Engineering Trust in AI: Siddhant Raman’s Global Approach to Transparent Technology

Engineering Trust in AI: Siddhant Raman’s Global Approach to Transparent Technology

Photo Courtesy of: Siddhant Raman

During a recent visit to Oracle’s campus in the San Francisco Bay Area, California, software engineer Siddhant Raman outlined how a new AI model could improve fraud detection while maintaining transparency. He focused primarily on designing systems that regulators and the public could understand while considering technical metrics. It was a snapshot of the tech sector’s direction: toward robust and explainable systems.

Raman, who studied computer science at the University of South Florida and now works on large language model systems at Oracle, joins a growing group of engineers whose technical training and understanding of automation’s broader impact shape their work. His academic background includes a 3.85 GPA and a minor in mathematics, and his professional experience spans roles starting from Informatica and currently at Oracle, where he has helped deploy enterprise-scale AI systems. In addition to his engineering work, Raman has served as a judge at AI hackathons hosted by UC Berkeley, UC Santa Cruz, UCLA, and UC Davis, where he evaluates projects at the intersection of innovation and ethics.

Building Transparent Systems from the Ground Up

Global AI investment reached $93.5 billion in 2021, according to the Stanford AI Index Report, and the market is projected to grow to $294.8 billion by 2026, more than tripling its 2021 value, according to BCC Research. However, as adoption accelerates, so do concerns about bias, opacity, and lack of oversight. Governments in Europe, Asia, and North America are developing frameworks to hold AI developers accountable for their systems’ decisions.

Researchers have cited Siddhant Raman’s work over 100 times, per his Google Scholar profile. He argues that ethical design must be fundamental from the beginning. His frameworks embed interpretability, fairness, and bias mitigation directly into the model architecture instead of treating explainability as an add-on. These principles are especially relevant in healthcare and finance, where opaque systems can lead to real-world harm and regulatory violations.

Understanding Culture as Well as Code

His experiences in India and the United States shape Raman’s perspective. His cross-cultural background informs his understanding of how AI must adapt to local regulations, languages, and social norms. At Informatica, and now at Oracle, his work has focused on designing systems that process unstructured data across multiple languages and cultural contexts, an increasingly essential capability for global companies.

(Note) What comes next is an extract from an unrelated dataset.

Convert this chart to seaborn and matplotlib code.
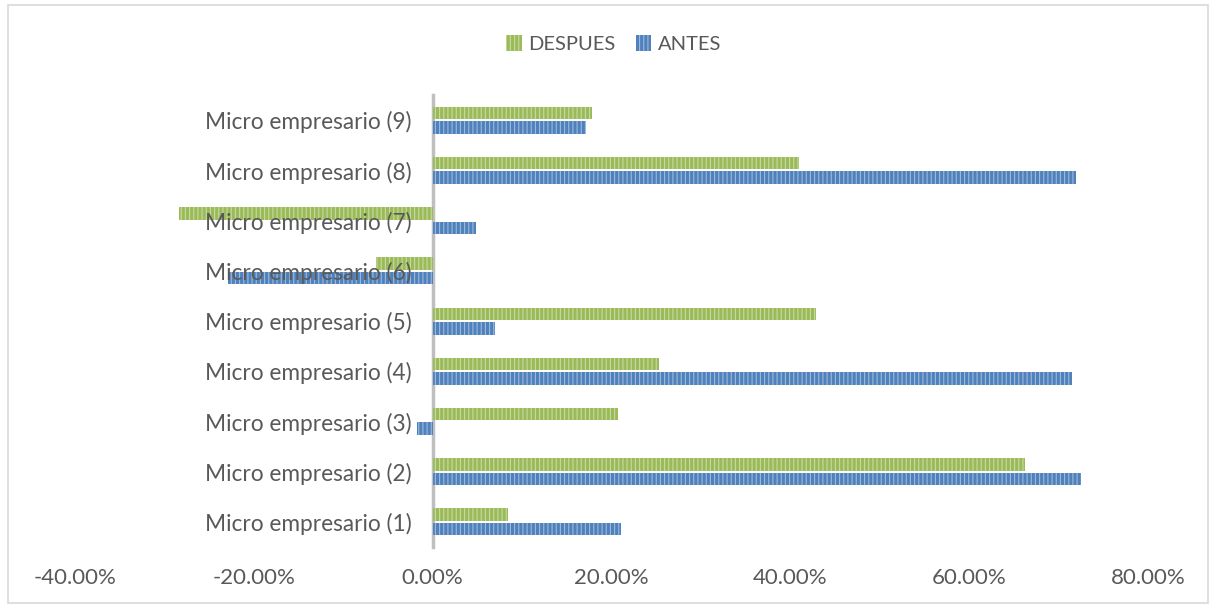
import pandas as pd
import matplotlib.pyplot as plt
import seaborn as sns
from matplotlib.patches import Patch, Rectangle
from matplotlib.ticker import FuncFormatter

# values (percent)
categorias = ["Micro empresario (9)", "Micro empresario (8)", "Micro empresario (7)",
              "Micro empresario (6)", "Micro empresario (5)", "Micro empresario (4)",
              "Micro empresario (3)", "Micro empresario (2)", "Micro empresario (1)"]
despues = [17.8, 41.0, -28.4, -6.3, 42.9, 25.3, 20.7, 66.3, 8.4]
antes = [17.1, 72.0, 4.9, -22.9, 7.0, 71.5, -1.7, 72.5, 21.1]
series = ["DESPUES", "ANTES"]
colores = {"DESPUES": "#9BBB59", "ANTES": "#4F81BD"}
x_ticks = [-40, -20, 0, 20, 40, 60, 80]

df = pd.DataFrame({
    "categoria": categorias * 2,
    "serie": ["DESPUES"] * len(categorias) + ["ANTES"] * len(categorias),
    "valor": despues + antes,
})

sns.set_theme(style="white")
plt.rcParams["font.family"] = ["Lato", "DejaVu Sans"]
plt.rcParams["hatch.linewidth"] = 0.8

fig = plt.figure(figsize=(12.11, 6.04), dpi=100)
ax = fig.add_axes([0.0619, 0.0944, 0.886, 0.748])

sns.barplot(data=df, y="categoria", x="valor", hue="serie", order=categorias,
            hue_order=series, palette=colores, orient="h", width=0.58,
            saturation=1, ax=ax, legend=False)

# striped look of the Excel bars, with a thin gap between the pair
for bar in ax.patches:
    bar.set_hatch("||||")
    bar.set_edgecolor((1, 1, 1, 0.45))
    bar.set_linewidth(0)
    h = bar.get_height()
    bar.set_y(bar.get_y() + 0.02)
    bar.set_height(h - 0.04)

ax.set_xlim(-40, 80)
ax.set_xticks(x_ticks)
ax.xaxis.set_major_formatter(FuncFormatter(lambda v, p: f"{v:.2f}%"))
ax.set_xlabel("")
ax.set_ylabel("")

for s in ["top", "right", "bottom"]:
    ax.spines[s].set_visible(False)
ax.spines["left"].set_position(("data", 0))
ax.spines["left"].set_color("#BFBFBF")
ax.spines["left"].set_linewidth(2.5)
ax.spines["left"].set_zorder(0.5)

# category labels sit on top of the bars, as in Excel
ax.yaxis.set_zorder(5)
ax.xaxis.set_zorder(5)

ax.tick_params(axis="x", length=0, pad=15, labelsize=16, labelcolor="#595959")
ax.tick_params(axis="y", length=0, pad=15, labelsize=16.3, labelcolor="#595959")

handles = [Patch(facecolor=colores[s], edgecolor=(1, 1, 1, 0.45), hatch="||||",
                 linewidth=0, label=s) for s in series]
fig.legend(handles=handles, loc="center", bbox_to_anchor=(0.507, 0.927), ncol=2,
           frameon=False, fontsize=14.5, handlelength=0.75, handleheight=0.85,
           handletextpad=0.35, columnspacing=1.0, labelcolor="#595959")

# light frame around the chart area
fig.patches.append(Rectangle((8 / 1211, 0.002), 1200 / 1211, 1 - 5 / 604 - 0.002,
                             transform=fig.transFigure, fill=False,
                             edgecolor="#D9D9D9", linewidth=1.2))

fig.savefig("out.png", dpi=100)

The models he has helped build go beyond translation. Engineers train them to interpret linguistic nuances and contextual signals that affect meaning. These features are particularly valuable when developing systems operating in sectors where communication subtleties, such as legal compliance or public health, matter.

Ethics, Scale, and Efficiency in One Framework

Raman’s recent work additionally addresses practical deployment challenges. His contributions to multi-cloud deployment tools aim to help organizations scale AI systems while staying within budget and maintaining compliance. Responsible AI, in his view, must be technically feasible as well as philosophically sound.

While he maintains confidentiality about the companies applying his methodologies, the citation record for his trade publications indicates broad international interest. Researchers in Europe, Asia, and Latin America have referenced his work on fraud detection and bias mitigation. His focus on explainability has attracted attention from developers creating systems for regulated industries and consumer-facing technologies.

Where the Industry Is Heading

Raman’s career points to a larger shift within AI development, a move away from performance-driven metrics alone and toward systems that meet legal standards, gain public trust, and reduce social harm. According to Deloitte’s 2024 study, 89% of C-level leaders say ethical AI governance drives innovation, and 77% report stronger workforce readiness, linking transparency to long-term performance. His work aligns with this trajectory. By emphasizing interpretability and fairness alongside efficiency, Raman represents a type of technologist whom companies increasingly demand and who can simultaneously build systems that meet technical and ethical expectations.

A Measured Vision for the Future

AI systems now extend beyond technical infrastructure. They shape decisions in employment, credit access, education, and healthcare. Engineers must now design them responsibly. Raman’s work stands out for demonstrating how existing tools can be deployed more thoughtfully across cultural and institutional boundaries rather than reinventing algorithms.

His contributions focus on the practical choices engineers and organizations must make today instead of speculating about AI’s future potential. He addresses clear questions. Can we explain how decisions are made? Can we reduce harm? Can we ensure systems work for everyone?

He argues that better design provides the answers. Achieving this requires more than technical skill; it calls for discipline, restraint, and a clear understanding of whom technology is meant to serve.”Good AI does not just work – it earns trust,” Raman says. “I want to help build systems that make sense to people, not just machines.”